I think knowing those things would help us give suggestions. But here are a few generic points that might help.
- Instead of putting a big player in the middle of the zone (free throw area), put your best ball-handler and creator there. It’s doesn’t matter if their 5’5”. Big players usually aren’t as good as catching and handling a ball in traffic. But if you put one of your best ball handlers in the high post area, they will be able to drive around the bigger defense players. They can score, dish, and cause lots of problems for the defense.
- Use the post to reverse the ball. If getting the ball into the post hurts a man defense, it really destroys zone. When the ball gets into the lane, everyone must pay attention. The wings collapse, the players on top come down to the ball. Once the ball gets into the middle, it is very hard for the zone to recover. Use the post, whether it is high-post, mid-post or low-post, to reverse the ball.
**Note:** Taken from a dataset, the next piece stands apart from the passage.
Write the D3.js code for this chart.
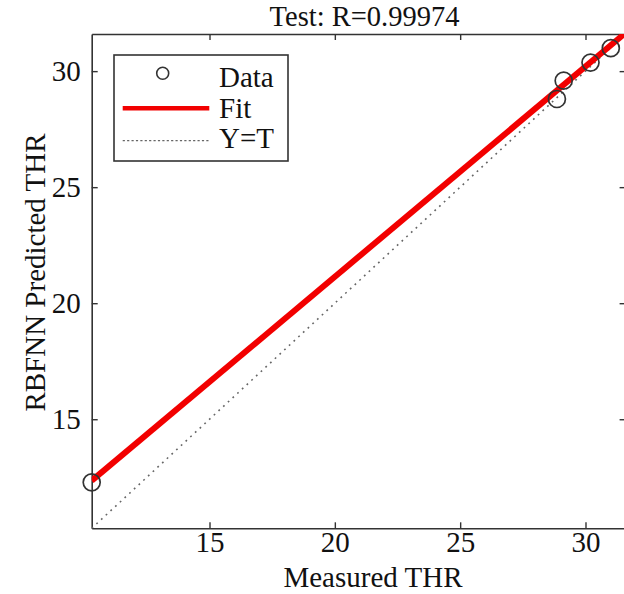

- Put players in the gaps of the zone.
- Reverse the ball.
- Put a post player in the short corner. Very tough place to guard. If the short corner player doesn't score, look for the player in the middle diving to the basket. That's an easy bucket almost every time.
- If the zone is extending into a half court press, use a press breaker to advance the ball. Same concept apply. Here's an example of spacing at full court. It's exactly the same alignment and spacing at half court except everyone is closer together.
http://www.breakthroughbasketball.com/p ... acing.html
(Note: A few of the suggestions are excepts from Don Kelbick's motion offense ebook: http://www.breakthroughbasketball.com/p ... fense.html)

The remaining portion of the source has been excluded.